— start —

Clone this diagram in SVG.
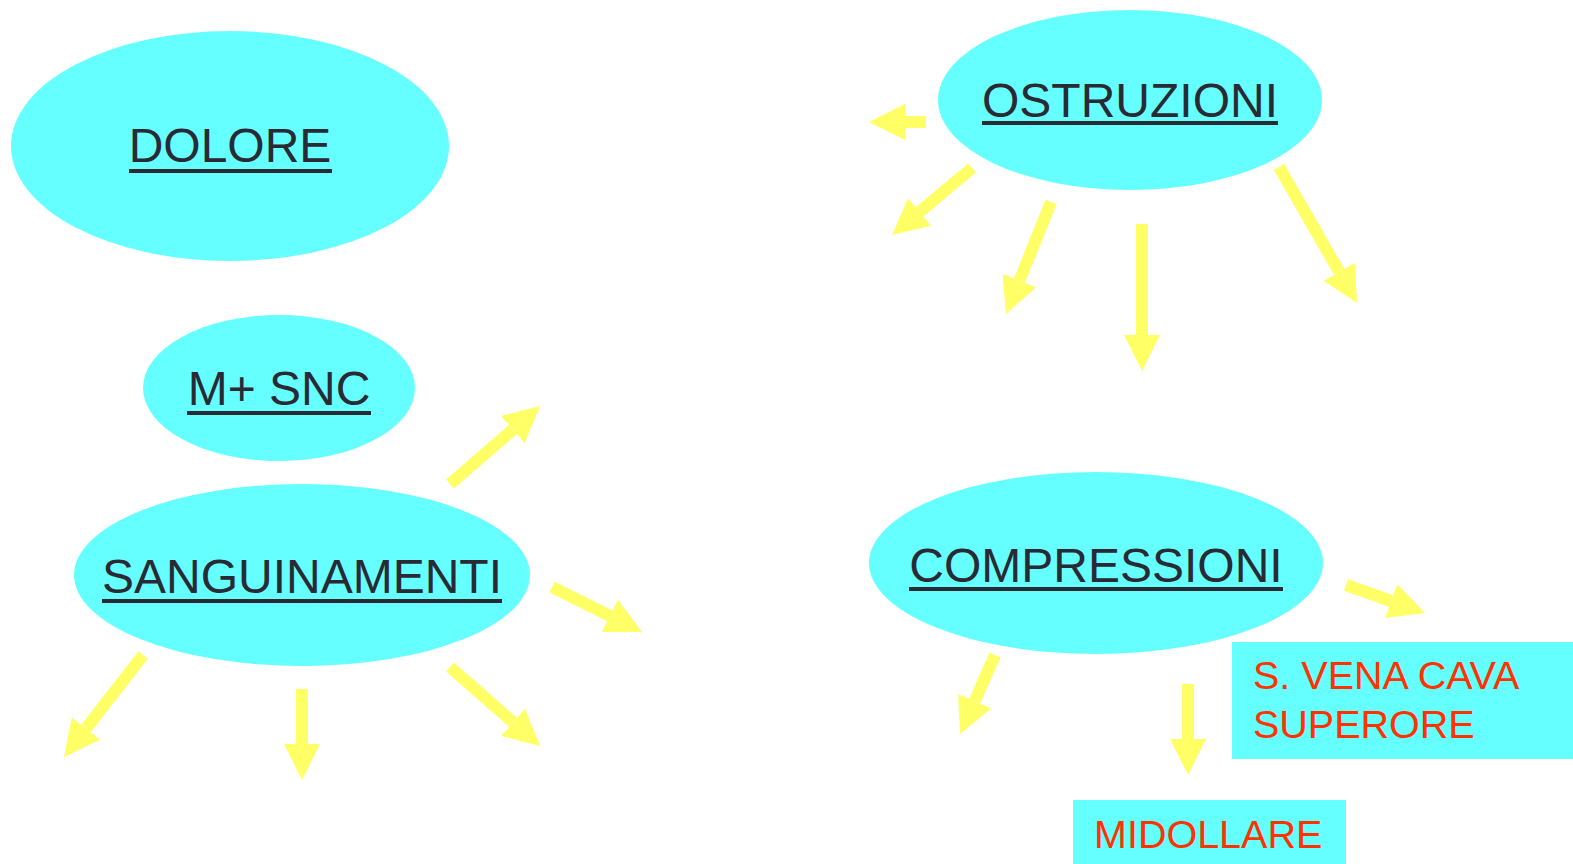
<svg xmlns="http://www.w3.org/2000/svg" width="1573" height="864" viewBox="0 0 1573 864">
<style>
.n{fill:#66FFFF}
.t{font-family:"Liberation Sans",Arial,sans-serif;font-size:48px;fill:#292A33;text-anchor:middle}
.u{fill:#292A33}
.r{font-family:"Liberation Sans",Arial,sans-serif;font-size:39.5px;fill:#FF3300}
.a line{stroke:#FFFF66;stroke-width:12;marker-end:url(#h)}
</style>
<defs>
<marker id="h" markerUnits="userSpaceOnUse" markerWidth="36" markerHeight="36" viewBox="0 0 36 36" refX="0" refY="18" orient="auto">
<path d="M0,0 L36,18 L0,36 z" fill="#FFFF66"/>
</marker>
</defs>
<rect width="1573" height="864" fill="#FFFFFF"/>
<g id="dolore">
<ellipse class="n" cx="230" cy="146" rx="219" ry="115"/>
<text class="t" x="230" y="162">DOLORE</text>
<rect class="u" x="129" y="169" width="203" height="4"/>
</g>
<g id="msnc">
<ellipse class="n" cx="279" cy="388" rx="136" ry="73"/>
<text class="t" x="279" y="405">M+ SNC</text>
<rect class="u" x="187" y="411" width="184" height="4"/>
</g>
<g id="sanguinamenti">
<ellipse class="n" cx="302" cy="575" rx="228" ry="91"/>
<text class="t" x="302" y="593">SANGUINAMENTI</text>
<rect class="u" x="102" y="599" width="400" height="4"/>
</g>
<g id="ostruzioni">
<ellipse class="n" cx="1130" cy="100" rx="192" ry="90"/>
<text class="t" x="1130" y="117">OSTRUZIONI</text>
<rect class="u" x="982" y="121" width="296" height="4"/>
</g>
<g id="compressioni">
<ellipse class="n" cx="1096" cy="563" rx="227" ry="91"/>
<text class="t" x="1096" y="582">COMPRESSIONI</text>
<rect class="u" x="909" y="587" width="374" height="4"/>
</g>
<g id="venacava">
<rect class="n" x="1232" y="642" width="341" height="117"/>
<text class="r" x="1253" y="689">S. VENA CAVA</text>
<text class="r" x="1253" y="738">SUPERORE</text>
</g>
<g id="midollare">
<rect class="n" x="1073" y="800" width="273" height="64"/>
<text class="r" x="1094" y="848">MIDOLLARE</text>
</g>
<g id="connectors" class="a">
<line x1="926" y1="122" x2="905" y2="122"/>
<line x1="972" y1="168" x2="919.6" y2="211.9"/>
<line x1="1051" y1="202" x2="1019.4" y2="280.6"/>
<line x1="1142" y1="224" x2="1142" y2="335"/>
<line x1="1279" y1="167" x2="1339.1" y2="271.8"/>
<line x1="450" y1="484" x2="512.8" y2="429.6"/>
<line x1="552" y1="587" x2="609.8" y2="615.9"/>
<line x1="143" y1="655" x2="86" y2="728.5"/>
<line x1="302" y1="689" x2="302" y2="744"/>
<line x1="450" y1="667" x2="513" y2="722.3"/>
<line x1="1346" y1="585" x2="1391.1" y2="601"/>
<line x1="995" y1="655" x2="974.6" y2="701.1"/>
<line x1="1188" y1="684" x2="1188" y2="739"/>
</g>
</svg>
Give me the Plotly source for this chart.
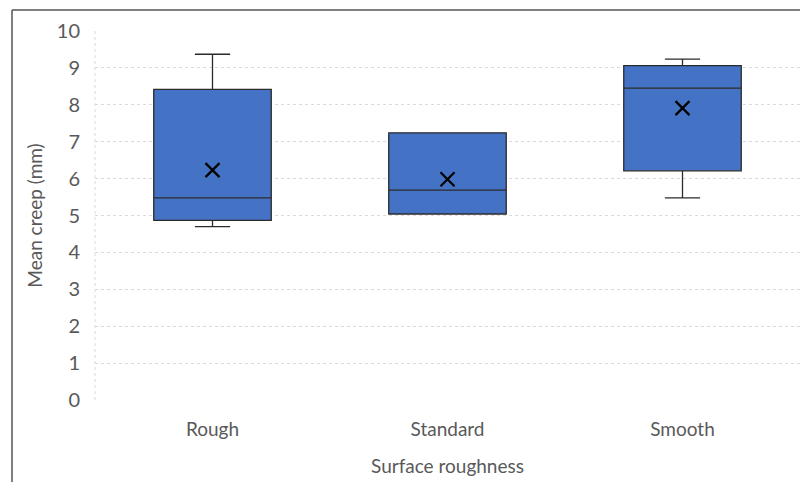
import plotly.graph_objects as go

categories = ["Rough", "Standard", "Smooth"]
lower_whisker = [4.70, 5.04, 5.48]
q1 = [4.87, 5.04, 6.21]
median = [5.48, 5.69, 8.45]
q3 = [8.42, 7.24, 9.06]
upper_whisker = [9.37, 7.24, 9.24]
means = [6.23, 5.98, 7.91]
y_ticks = [0, 1, 2, 3, 4, 5, 6, 7, 8, 9, 10]

font_family = "Lato, Open Sans, Liberation Sans, Arial, sans-serif"
grey = "#595959"

fig = go.Figure()
fig.add_trace(go.Box(
    x=categories,
    q1=q1, median=median, q3=q3,
    lowerfence=lower_whisker, upperfence=upper_whisker,
    fillcolor="#4472C4",
    line=dict(color="#2b2b2b", width=1.3),
    whiskerwidth=0.3,
    width=0.5,
    boxpoints=False,
    hoverinfo="skip",
    showlegend=False,
))
fig.add_trace(go.Scatter(
    x=categories, y=means, mode="markers",
    marker=dict(symbol="x-thin", size=14, line=dict(color="black", width=2.2), color="black"),
    showlegend=False, hoverinfo="skip",
))

fig.update_layout(
    width=800, height=482,
    margin=dict(l=95, r=0, t=31, b=82),
    paper_bgcolor="white", plot_bgcolor="white",
    font=dict(family=font_family, color=grey, size=19),
    xaxis=dict(
        type="category", range=[-0.5, 2.5],
        showgrid=False, zeroline=False, showline=False, ticks="",
        tickfont=dict(size=19, color=grey),
        ticklabelstandoff=16,
        title=dict(text="Surface roughness", font=dict(size=19, color=grey), standoff=20),
    ),
    yaxis=dict(
        range=[0, 10], tickvals=y_ticks,
        showgrid=True, gridcolor="#dadada", griddash="dot", gridwidth=1,
        zeroline=False, showline=False, ticks="",
        tickfont=dict(size=20, color=grey),
        ticklabelstandoff=14,
        title=dict(text="Mean creep (mm)", font=dict(size=19, color=grey), standoff=9),
    ),
    shapes=[
        dict(type="line", xref="paper", yref="paper", x0=0, x1=0, y0=0, y1=1,
             line=dict(color="#dadada", width=1, dash="dot"), layer="below"),
        dict(type="line", xref="paper", yref="paper", x0=(12 - 95) / 705, x1=(12 - 95) / 705,
             y0=-0.3, y1=(400 - 10) / 369, line=dict(color="#555555", width=1.5)),
        dict(type="line", xref="paper", yref="paper", x0=(12 - 95) / 705, x1=1.05,
             y0=(400 - 10) / 369, y1=(400 - 10) / 369, line=dict(color="#555555", width=1.5)),
    ],
)

fig.write_html(
    "out.html",
    config={"displayModeBar": False},
    post_script="document.body.style.margin='0';document.body.style.overflow='hidden';",
)
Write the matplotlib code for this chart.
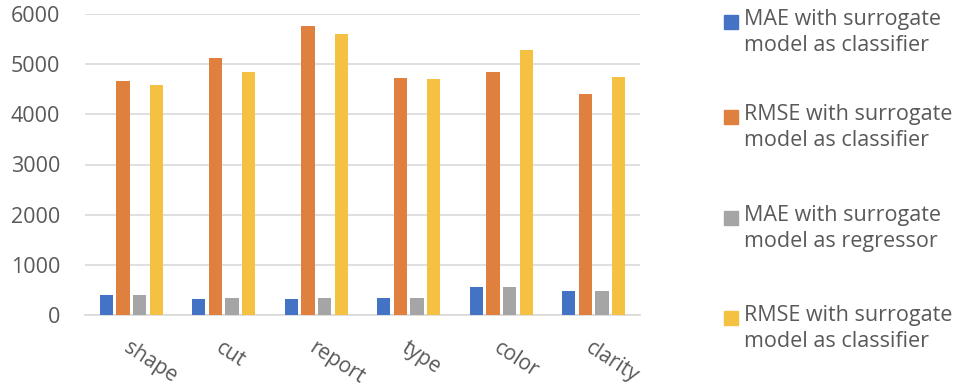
import matplotlib
matplotlib.use("Agg")
import matplotlib.pyplot as plt
from matplotlib.patches import Rectangle
import numpy as np

categories = ["shape", "cut", "report", "type", "color", "clarity"]
mae_classifier = [405, 325, 325, 333, 558, 484]
rmse_classifier = [4658, 5123, 5760, 4724, 4843, 4411]
mae_regressor = [400, 330, 330, 340, 552, 484]
rmse_classifier_2 = [4578, 4838, 5595, 4698, 5288, 4744]

series_labels = [
    "MAE with surrogate\nmodel as classifier",
    "RMSE with surrogate\nmodel as classifier",
    "MAE with surrogate\nmodel as regressor",
    "RMSE with surrogate\nmodel as classifier",
]
series = [mae_classifier, rmse_classifier, mae_regressor, rmse_classifier_2]
colors = ["#4472C4", "#E0803F", "#A5A5A5", "#F4C142"]
yticks = [0, 1000, 2000, 3000, 4000, 5000, 6000]

plt.rcParams["font.family"] = ["Open Sans", "DejaVu Sans"]
text_color = "#595959"

W, H = 959, 387
fig = plt.figure(figsize=(W / 100, H / 100), dpi=100)
ax = fig.add_axes([85 / W, 1 - 315 / H, (640 - 85) / W, (315 - 14) / H])

x = np.arange(len(categories))
step = 0.18
width = 0.145
for i, (vals, col) in enumerate(zip(series, colors)):
    ax.bar(x + (i - 1.5) * step, vals, width=width, color=col, zorder=3)

ax.set_xlim(-0.5, len(categories) - 0.5)
ax.set_ylim(0, 6000)
ax.set_yticks(yticks)
ax.set_yticklabels([str(t) for t in yticks], fontsize=15.5, color=text_color)
ax.yaxis.grid(True, color="#D9D9D9", linewidth=1.2, zorder=0)
ax.set_axisbelow(True)
for s in ["top", "right", "left"]:
    ax.spines[s].set_visible(False)
ax.spines["bottom"].set_color("#D9D9D9")
ax.spines["bottom"].set_linewidth(1.2)
ax.tick_params(axis="y", length=0, pad=18)
ax.tick_params(axis="x", length=0, pad=16)

ax.set_xticks(x)
ax.set_xticklabels(categories, fontsize=15, color=text_color,
                   rotation=-33, ha="left", va="top", rotation_mode="anchor")

# legend drawn at the right side
entry_tops = [22, 117, 218, 318]
for top, col, lab in zip(entry_tops, colors, series_labels):
    sq = 14
    fig.patches.append(Rectangle((724 / W, 1 - (top + sq / 2) / H), sq / W, sq / H,
                                 transform=fig.transFigure, color=col))
    fig.text(744 / W, 1 - (top - 13) / H, lab, fontsize=15.5, color=text_color,
             ha="left", va="top", linespacing=1.3)

fig.savefig("out.png", dpi=100)
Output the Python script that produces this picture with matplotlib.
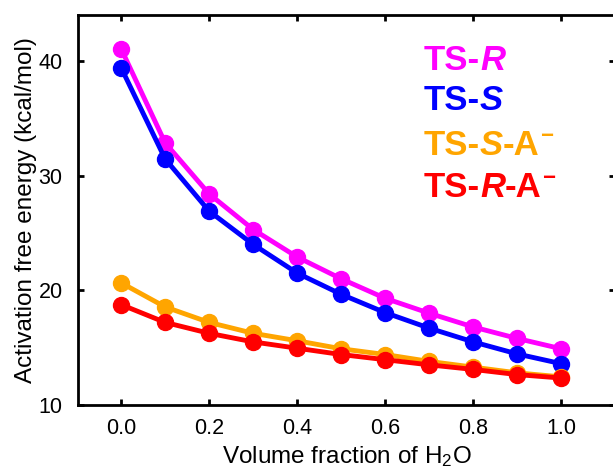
import matplotlib
matplotlib.use("Agg")
import matplotlib.pyplot as plt
import numpy as np

plt.rcParams['font.family'] = ['Liberation Sans', 'DejaVu Sans']
plt.rcParams['mathtext.fontset'] = 'custom'
plt.rcParams['mathtext.rm'] = 'Liberation Sans'
plt.rcParams['mathtext.it'] = 'Liberation Sans:italic'

# volume fraction of water
frac = [0.0, 0.1, 0.2, 0.3, 0.4, 0.5, 0.6, 0.7, 0.8, 0.9, 1.0]

ts_r = [41.05, 32.85, 28.4, 25.3, 22.9, 21.0, 19.3, 18.0, 16.8, 15.8, 14.9]
ts_s = [39.4, 31.45, 26.9, 24.0, 21.5, 19.65, 18.05, 16.7, 15.5, 14.45, 13.6]
ts_s_a = [20.65, 18.55, 17.2, 16.25, 15.6, 14.9, 14.4, 13.8, 13.3, 12.8, 12.45]
ts_r_a = [18.75, 17.2, 16.25, 15.5, 14.95, 14.4, 13.95, 13.5, 13.1, 12.65, 12.35]

xticks = [0.0, 0.2, 0.4, 0.6, 0.8, 1.0]
yticks = [10, 20, 30, 40]

fig = plt.figure(figsize=(6.13, 4.68), dpi=100)
ax = fig.add_axes([78/613, 63/468, 537/613, 390/468])

ax.plot(frac, ts_r, '-o', color='#FF00FF', lw=3.5, ms=11.5, zorder=3)
ax.plot(frac, ts_s, '-o', color='#0000FF', lw=3.5, ms=11.5, zorder=3)
ax.plot(frac, ts_s_a, '-o', color='#FFA500', lw=3.5, ms=11.5, zorder=3)
ax.plot(frac, ts_r_a, '-o', color='#FF0000', lw=3.5, ms=11.5, zorder=3)

ax.set_xlim(-0.098, 1.122)
ax.set_ylim(10, 44)
ax.set_xticks(xticks)
ax.set_xticklabels(['%.1f' % v for v in xticks])
ax.set_yticks(yticks)
ax.tick_params(direction='in', length=4, width=2, labelsize=15.5, top=True, right=True)
ax.tick_params(axis='x', pad=9)
ax.tick_params(axis='y', pad=11)
for s in ax.spines.values():
    s.set_linewidth(2)

ax.set_xlabel('Volume fraction of H$_2$O', fontsize=17.5, labelpad=4)
ax.set_ylabel('Activation free energy (kcal/mol)', fontsize=17.5, labelpad=1)

# legend built from text pieces (bold, italic letter, superscript minus)
labels = [('R', '', '#FF00FF', 0.859),
          ('S', '', '#0000FF', 0.756),
          ('S', '-A', '#FFA500', 0.641),
          ('R', '-A', '#FF0000', 0.533)]
for let, tail, col, yy in labels:
    t1 = ax.text(0.644, yy, 'TS-', transform=ax.transAxes, fontsize=25,
                 fontweight='bold', color=col, va='baseline')
    t2 = ax.annotate(let, xy=(1, 0), xycoords=t1, fontsize=25, fontweight='bold',
                     style='italic', color=col, va='bottom')
    if tail:
        t3 = ax.annotate(tail, xy=(1, 0), xycoords=t2, fontsize=25,
                         fontweight='bold', color=col, va='bottom')
        ax.annotate('\u2212', xy=(1, 1), xycoords=t3, xytext=(0.5, 2),
                    textcoords='offset points', fontsize=16, fontweight='bold',
                    color=col, va='top')

fig.savefig('out.png', dpi=100)
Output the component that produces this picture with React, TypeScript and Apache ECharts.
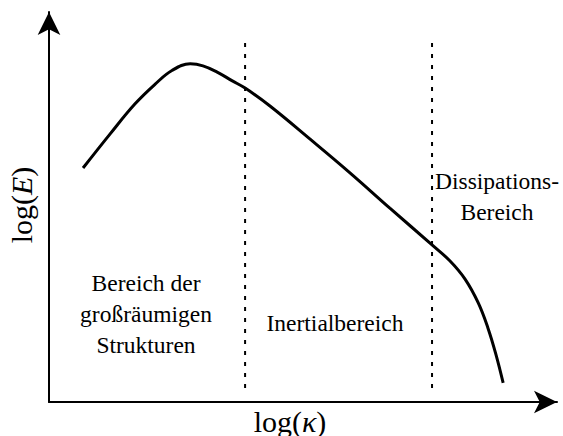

— end —

- **What the task asks**: Nothing but the lines from the one with "Give me the Plotly source for this chart." through the one with "import plotly.graph_objects as go" is to be copied, exactly and ends included. Leave pictures out.

- **Reply to the task**:
Give me the Plotly source for this chart.
import plotly.graph_objects as go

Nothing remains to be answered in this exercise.